On the other hand, English law has always taken the view that it is for the shareholders, as the owners, to decide how their company should be run.
The problem is that shareholders’ interests and stakeholders’ interests do not always coincide. Or, at least, shareholders do not always seem to be as eager to ensure that stakeholders’ interests are protected as the government would like. This divergence can be seen in the seemingly endless debate over directors’ pay. The consultation paper suggests that there is public dissatisfaction about the level of directors’ pay, and it is difficult to argue with that assessment of the mood in the country. Shareholders, however, do not appear to be unduly concerned about this issue. For one thing, it is in their power to choose not to delegate to the directors the power to set their own pay in the first place. What’s more, the regime’s attempt to encourage them to restrain pay levels by giving them a vote on policy and actual pay has not been a resounding success. As the consultation paper acknowledges, they have tended to vote heavily in favour of pay arrangements, and in fact a significant proportion of them have not even bothered to exercise their vote.
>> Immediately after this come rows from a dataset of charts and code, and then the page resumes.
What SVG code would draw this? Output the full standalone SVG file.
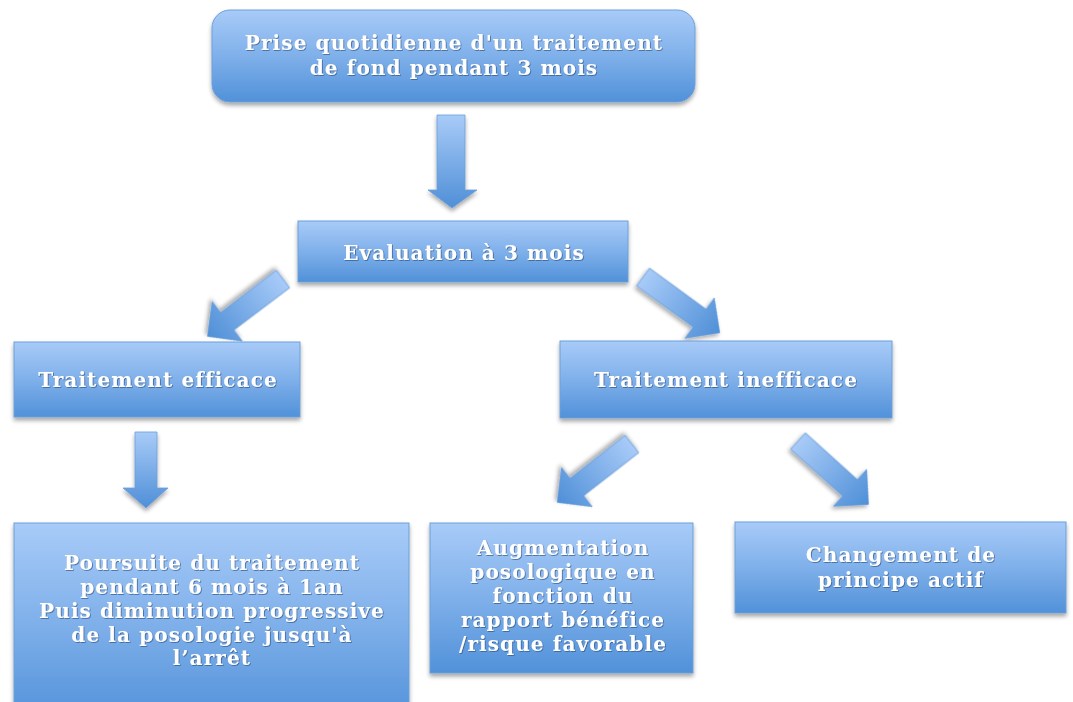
<svg xmlns="http://www.w3.org/2000/svg" width="1073" height="702" viewBox="0 0 1073 702">
<defs>
<linearGradient id="gBox" x1="0" y1="0" x2="0" y2="1">
<stop offset="0" stop-color="#a8cbf8"/>
<stop offset="0.5" stop-color="#7fb0ea"/>
<stop offset="1" stop-color="#5191d9"/>
</linearGradient>
<linearGradient id="gArrV" x1="0" y1="0" x2="0" y2="1">
<stop offset="0" stop-color="#a8cbf8"/>
<stop offset="1" stop-color="#4f8fd7"/>
</linearGradient>
<linearGradient id="gArrH" x1="0" y1="0" x2="1" y2="0">
<stop offset="0" stop-color="#a8cbf8"/>
<stop offset="1" stop-color="#4f8fd7"/>
</linearGradient>
<filter id="sh" x="-10%" y="-10%" width="120%" height="130%">
<feDropShadow dx="0" dy="3" stdDeviation="2" flood-color="#000" flood-opacity="0.35"/>
</filter>
<filter id="tsh" x="-5%" y="-20%" width="110%" height="140%">
<feDropShadow dx="0.8" dy="0.8" stdDeviation="0.7" flood-color="#2a4f80" flood-opacity="0.8"/>
</filter>
<polygon id="diag" points="0,-11 70,-11 70,-25 95,0 70,25 70,11 0,11"/>
</defs>
<style>
.box{fill:url(#gBox);stroke:#6d9fd9;stroke-width:1;filter:url(#sh)}
.arr{stroke:#6d9fd9;stroke-width:0.8;filter:url(#sh)}
text{font-family:"DejaVu Serif","Liberation Serif",serif;font-weight:bold;font-size:20px;letter-spacing:1.1px;fill:#fff;text-anchor:middle;filter:url(#tsh)}
</style>
<rect width="1073" height="702" fill="#fff"/>
<g id="connectors">
<polygon class="arr" fill="url(#gArrV)" points="437,115 465,115 465,190 477,190 452,208 428,190 437,190"/>
<polygon class="arr" fill="url(#gArrV)" points="135,432 157,432 157,488 168,488 146,508 123,488 135,488"/>
<use href="#diag" class="arr" fill="url(#gArrH)" transform="translate(283,279) rotate(142.8)"/>
<use href="#diag" class="arr" fill="url(#gArrH)" transform="translate(643,277) rotate(36)"/>
<use href="#diag" class="arr" fill="url(#gArrH)" transform="translate(632,444) rotate(142)"/>
<use href="#diag" class="arr" fill="url(#gArrH)" transform="translate(798,441) rotate(42)"/>
</g>
<g id="n1">
<rect class="box" x="212" y="10" width="483" height="92" rx="18"/>
<text x="454" y="50">Prise quotidienne d'un traitement</text>
<text x="454" y="75">de fond pendant 3 mois</text>
</g>
<g id="n2">
<rect class="box" x="298" y="221" width="330" height="61"/>
<text x="464" y="260">Evaluation à 3 mois</text>
</g>
<g id="n3">
<rect class="box" x="14" y="342" width="286" height="75"/>
<text x="158" y="387">Traitement efficace</text>
</g>
<g id="n4">
<rect class="box" x="560" y="341" width="332" height="77"/>
<text x="726" y="387">Traitement inefficace</text>
</g>
<g id="n5">
<rect class="box" x="14" y="523" width="395" height="200"/>
<text x="212" y="570">Poursuite du traitement</text>
<text x="212" y="594">pendant 6 mois à 1an</text>
<text x="212" y="618">Puis diminution progressive</text>
<text x="212" y="642">de la posologie jusqu'à</text>
<text x="212" y="665">l’arrêt</text>
</g>
<g id="n6">
<rect class="box" x="430" y="523" width="263" height="150"/>
<text x="563" y="555">Augmentation</text>
<text x="563" y="579">posologique en</text>
<text x="563" y="603">fonction du</text>
<text x="563" y="627">rapport bénéfice</text>
<text x="563" y="651">/risque favorable</text>
</g>
<g id="n7">
<rect class="box" x="735" y="522" width="331" height="91"/>
<text x="901" y="562">Changement de</text>
<text x="901" y="587">principe actif</text>
</g>
</svg>
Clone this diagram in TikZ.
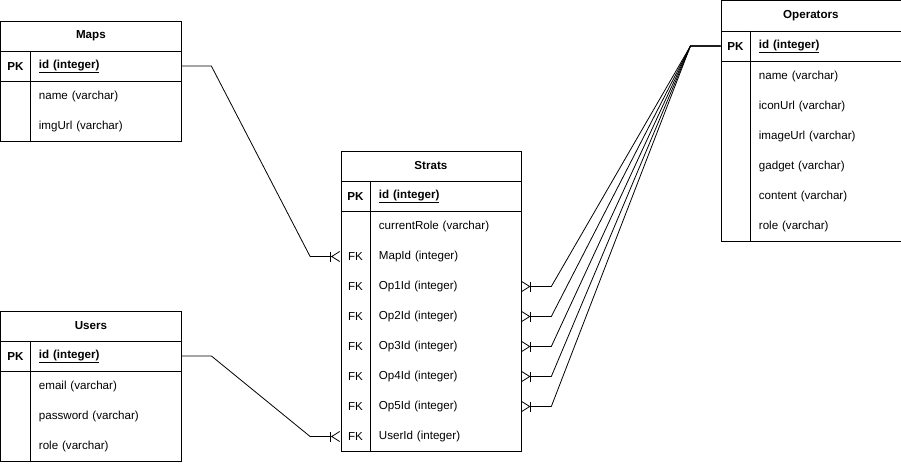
\documentclass[tikz,border=0pt]{standalone}
\usepackage{fontspec}
\setmainfont{Liberation Sans}
\usetikzlibrary{arrows.meta}
\newcommand\erfont{\fontsize{11.6}{14}\selectfont}
\tikzset{
  head/.style={draw, anchor=north west, minimum width=180pt, minimum height=30pt, inner sep=0pt, font=\erfont\bfseries},
  keyrow/.style={draw, anchor=north west, minimum width=180pt, minimum height=30pt, inner sep=0pt},
  body/.style={draw, anchor=north west, minimum width=180pt, inner sep=0pt},
  key/.style={minimum width=30pt, inner sep=0pt, yshift=-1pt},
  field/.style={anchor=west, text width=134pt, inner xsep=8pt, inner ysep=0pt, align=left, yshift=-1pt},
  many/.style={-{Bar[width=10pt]Straight Barb[reversed,length=8pt,width=10pt]}},
}
\begin{document}
\begin{tikzpicture}[x=1pt, y=-1pt, font=\erfont, line width=0.8pt]
  \useasboundingbox (-0.5,-0.5) rectangle (900.5,470.5);
  % Maps
  \node[head] (maps) at (0,20) {Maps};
  \node[keyrow] (mapspk) at (0,50) {};
  \node[key, font=\erfont\bfseries] (kmaps) at (15,65) {PK};
  \node[field, font=\erfont\bfseries] (mid) at (30,65) {\underline{id (integer)}};
  \node[body, minimum height=60pt] (mapsbody) at (0,80) {};
  \draw (30,50) -- (30,140);
  \node[field] (mname) at (30,95) {name (varchar)};
  \node[field] (mimg) at (30,125) {imgUrl (varchar)};
  % Users
  \node[head] (users) at (0,310) {Users};
  \node[keyrow] (userspk) at (0,340) {};
  \node[key, font=\erfont\bfseries] (kusers) at (15,355) {PK};
  \node[field, font=\erfont\bfseries] (uid) at (30,355) {\underline{id (integer)}};
  \node[body, minimum height=90pt] (usersbody) at (0,370) {};
  \draw (30,340) -- (30,460);
  \node[field] (umail) at (30,385) {email (varchar)};
  \node[field] (upass) at (30,415) {password (varchar)};
  \node[field] (urole) at (30,445) {role (varchar)};
  % Strats
  \node[head] (strats) at (340,150) {Strats};
  \node[keyrow] (stratspk) at (340,180) {};
  \node[key, font=\erfont\bfseries] (kstrats) at (355,195) {PK};
  \node[field, font=\erfont\bfseries] (sid) at (370,195) {\underline{id (integer)}};
  \node[body, minimum height=240pt] (stratsbody) at (340,210) {};
  \draw (370,180) -- (370,450);
  \node[field] (srole) at (370,225) {currentRole (varchar)};
  \foreach \n/\t [count=\i] in {map/MapId, op1/Op1Id, op2/Op2Id, op3/Op3Id, op4/Op4Id, op5/Op5Id, user/UserId}
    {
      \node[key] (k\n) at (355,225+30*\i) {FK};
      \node[field] (s\n) at (370,225+30*\i) {\t\ (integer)};
    }
  % Operators
  \node[head] (ops) at (720,0) {Operators};
  \node[keyrow] (opspk) at (720,30) {};
  \node[key, font=\erfont\bfseries] (kops) at (735,45) {PK};
  \node[field, font=\erfont\bfseries] (oid) at (750,45) {\underline{id (integer)}};
  \node[body, minimum height=180pt] (opsbody) at (720,60) {};
  \draw (750,30) -- (750,240);
  \node[field] (oname) at (750,75) {name (varchar)};
  \node[field] (oicon) at (750,105) {iconUrl (varchar)};
  \node[field] (oimage) at (750,135) {imageUrl (varchar)};
  \node[field] (ogadget) at (750,165) {gadget (varchar)};
  \node[field] (ocontent) at (750,195) {content (varchar)};
  \node[field] (orole) at (750,225) {role (varchar)};
  % relations
  \draw[many] (mapspk.east) -- ++(30,0) -- ([xshift=-30pt]kmap.west) -- (kmap.west);
  \draw[many] (userspk.east) -- ++(30,0) -- ([xshift=-30pt]kuser.west) -- (kuser.west);
  \foreach \n in {op1, op2, op3, op4, op5}
    \draw[many] (opspk.west) -- ++(-30,0) -- ([xshift=30pt]s\n.east) -- (s\n.east);
\end{tikzpicture}
\end{document}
How is this dilemma to be resolved? If the government is truly determined to protect stakeholders’ interests, it may have to bite the bullet and take a more interventionist stance, curtailing the traditional freedom given to shareholders to run their companies as they please. One option would be to impose on directors a duty to act in stakeholders’ interests, and to give stakeholders the right to enforce that duty. However, such an innovation would be fraught with difficulties. For one thing, it would raise the spectre of a flood of litigation against directors by everyone from employees to customers, suppliers and even representatives of the local community. Another option would be to make more focused interventions. In relation to directors’ pay, for example, legislation could impose an upper limit on pay levels, whether by specifying an actual figure or by setting out a formula based on the company’s performance. Similarly, in relation to ensuring that stakeholder views are fully aired at board level, companies could, after all, be required to have employee or other stakeholder representatives on their boards.
Any such interventions would, of course, be extremely controversial, and a great deal of thought would need to go into their detailed workings. However, the question for the government to consider is whether its current approach, which seeks to introduce cultural reforms by gentle encouragement, is working at all and, if it is, whether it is working quickly enough. The view may be taken that, on balance, it is working reasonably well, and certainly the consultation paper contains some sensible ideas, amongst them the suggestion that large private companies may need to be brought into the corporate governance regime’s fold. We may, though, be approaching the stage at which, in some areas at least, serious reform requires a bolder approach.